I haven't looked much further into the code but if I set this number to 1 instead of 0 things appear to work just fine.  I doubt this is really the answer though.

Perhaps you can see something so we don't have to dig in.

If you run a job pervious to this everything works fine as well.  The full node job has to be the first job ran after the slurmctld is started up.
Comment 3 Martin Perry 2012-08-07 05:33:18 MDT
Danny,

I haven't been able to reproduce this problem. Could you send me your node definition and any other relevant slurm.conf settings. 

I'm not sure how ncomb_brd could be getting set to 0. If the node is defined with "Boards=1", or it defaults to 1 because the "Boards" param is omitted, ncomb_brd should get set to 1.
Comment 4 Danny Auble 2012-08-07 05:36:03 MDT
Created attachment 103 [details]
slurm.conf which causes crash

Here is my slurm.conf let me know if you need anything else.

Remember the job has to be the first job ran.  It doesn't appear to matter if it was a clean start or not.
Comment 5 Martin Perry 2012-08-07 09:58:43 MDT
Thanks Danny.  I think I've managed to reproduce the problem, or a very similar variant of the problem.  It seems to have to do with ThreadsPerCore > 1, but I'm not completely sure.  Anyway, I'll let you know when I have more information.
Comment 6 Martin Perry 2012-08-08 08:42:54 MDT
Danny,

I have attached a patch to fix this problem in 2.5.0-pre2.  It seems to fix the problem for me, but I'm still running some regression tests.

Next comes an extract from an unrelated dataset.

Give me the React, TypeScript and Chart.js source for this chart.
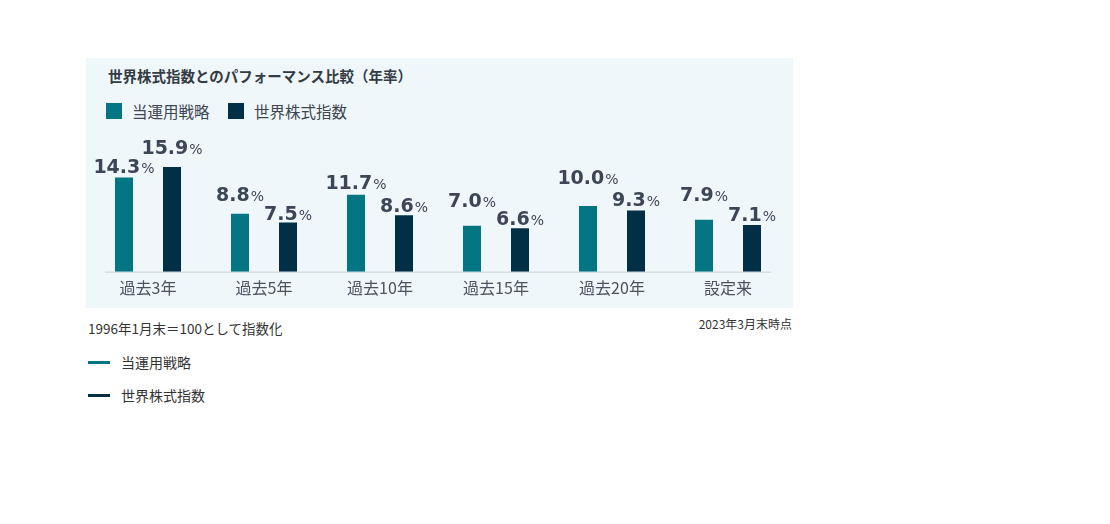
import React, { useEffect, useRef } from "react";
import { Chart, registerables } from "chart.js";

Chart.register(...registerables);

const categories = ["過去3年", "過去5年", "過去10年", "過去15年", "過去20年", "設定来"];
const strategyValues = [14.3, 8.8, 11.7, 7.0, 10.0, 7.9];
const indexValues = [15.9, 7.5, 8.6, 6.6, 9.3, 7.1];
const seriesNames = ["当運用戦略", "世界株式指数"];
const seriesColors = ["#037583", "#012f46"];

// per-label lift above the bar top (px), as placed in the original
const labelLift = [
  [5, 13, 6, 19, 22, 19],
  [13, 2, 3, 3, 5, 4],
];

const FONT = "'Noto Sans CJK JP', 'Noto Sans', sans-serif";
const NUMFONT = "'DejaVu Sans', sans-serif";

const labelPlugin = {
  id: "valueLabels",
  beforeDatasetsDraw(chart: any) {
    const { ctx, chartArea, scales } = chart;
    const y = scales.y.getPixelForValue(0);
    ctx.save();
    ctx.strokeStyle = "#d6dde3";
    ctx.lineWidth = 1.5;
    ctx.beginPath();
    ctx.moveTo(chartArea.left + 15, y + 0.5);
    ctx.lineTo(chartArea.right - 15, y + 0.5);
    ctx.stroke();
    ctx.restore();
  },
  afterDatasetsDraw(chart: any) {
    const { ctx } = chart;
    ctx.save();
    ctx.fillStyle = "#3b4656";
    ctx.textBaseline = "alphabetic";
    ctx.textAlign = "left";
    chart.data.datasets.forEach((ds: any, di: number) => {
      const meta = chart.getDatasetMeta(di);
      meta.data.forEach((bar: any, i: number) => {
        const num = (ds.data[i] as number).toFixed(1);
        ctx.font = `bold 19px ${NUMFONT}`;
        const w1 = ctx.measureText(num).width;
        ctx.font = `14px ${NUMFONT}`;
        const w2 = ctx.measureText("%").width;
        const x0 = bar.x - (w1 + 1 + w2) / 2;
        const yb = bar.y - labelLift[di][i];
        ctx.font = `bold 19px ${NUMFONT}`;
        ctx.fillText(num, x0, yb);
        ctx.font = `14px ${NUMFONT}`;
        ctx.fillText("%", x0 + w1 + 1, yb);
      });
    });
    ctx.restore();
  },
};

export default function App() {
  const ref = useRef<HTMLCanvasElement>(null);
  useEffect(() => {
    if (!ref.current) return;
    const chart = new Chart(ref.current, {
      type: "bar",
      data: {
        labels: categories,
        datasets: [
          {
            label: seriesNames[0],
            data: strategyValues,
            backgroundColor: seriesColors[0],
            categoryPercentage: 0.828,
            barPercentage: 0.375,
          },
          {
            label: seriesNames[1],
            data: indexValues,
            backgroundColor: seriesColors[1],
            categoryPercentage: 0.828,
            barPercentage: 0.375,
          },
        ],
      },
      options: {
        animation: false,
        responsive: false,
        devicePixelRatio: 1,
        layout: { padding: { top: 10, left: 0, right: 0, bottom: 0 } },
        plugins: { legend: { display: false }, tooltip: { enabled: false } },
        scales: {
          x: {
            grid: { display: false, drawTicks: false },
            border: { display: false },
            ticks: { font: { family: FONT, size: 16 }, color: "#4a5360", padding: 7 },
          },
          y: { display: false, min: 0, max: 20 },
        },
      },
      plugins: [labelPlugin],
    });
    return () => chart.destroy();
  }, []);

  const txt: React.CSSProperties = { position: "absolute", fontFamily: FONT, whiteSpace: "nowrap" };

  return (
    <div style={{ position: "absolute", left: 0, top: 0, width: 1110, height: 524, background: "#fff", fontFamily: FONT }}>
      <div style={{ position: "absolute", left: 86, top: 58, width: 707, height: 250, background: "#f0f7fb" }} />
      <div style={{ ...txt, left: 108, top: 66, fontSize: 14.5, fontWeight: 700, color: "#333b44", lineHeight: "20px" }}>
        世界株式指数とのパフォーマンス比較（年率）
      </div>
      <div style={{ position: "absolute", left: 106, top: 103, width: 16, height: 16, background: seriesColors[0] }} />
      <div style={{ ...txt, left: 132, top: 101, fontSize: 15.5, color: "#3c4650", lineHeight: "20px" }}>{seriesNames[0]}</div>
      <div style={{ position: "absolute", left: 228, top: 103, width: 16, height: 16, background: seriesColors[1] }} />
      <div style={{ ...txt, left: 254, top: 101, fontSize: 15.5, color: "#3c4650", lineHeight: "20px" }}>{seriesNames[1]}</div>
      <canvas ref={ref} width={696} height={175} style={{ position: "absolute", left: 90, top: 130, width: 696, height: 175 }} />
      <div style={{ ...txt, left: 88, top: 319, fontSize: 13.5, color: "#333", lineHeight: "18px" }}>1996年1月末＝100として指数化</div>
      <div style={{ ...txt, right: 1110 - 792, top: 316, fontSize: 12, color: "#333", lineHeight: "16px" }}>2023年3月末時点</div>
      <div style={{ position: "absolute", left: 88, top: 361, width: 22, height: 3, background: seriesColors[0] }} />
      <div style={{ ...txt, left: 121, top: 352, fontSize: 14, color: "#333", lineHeight: "20px" }}>{seriesNames[0]}</div>
      <div style={{ position: "absolute", left: 88, top: 394, width: 22, height: 3, background: seriesColors[1] }} />
      <div style={{ ...txt, left: 121, top: 385, fontSize: 14, color: "#333", lineHeight: "20px" }}>{seriesNames[1]}</div>
    </div>
  );
}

Please verify that it fixes the problem for you.  Thanks.
Comment 7 Martin Perry 2012-08-08 08:44:15 MDT
Created attachment 104 [details]
Patch to fix this bug
Comment 8 Danny Auble 2012-08-08 11:01:42 MDT
Excellent Martin, this appears to fix the issue.
Comment 9 Martin Perry 2012-08-08 11:39:32 MDT
Great.  If I find a problem in my regression testing I'll let you know, but so far it looks good.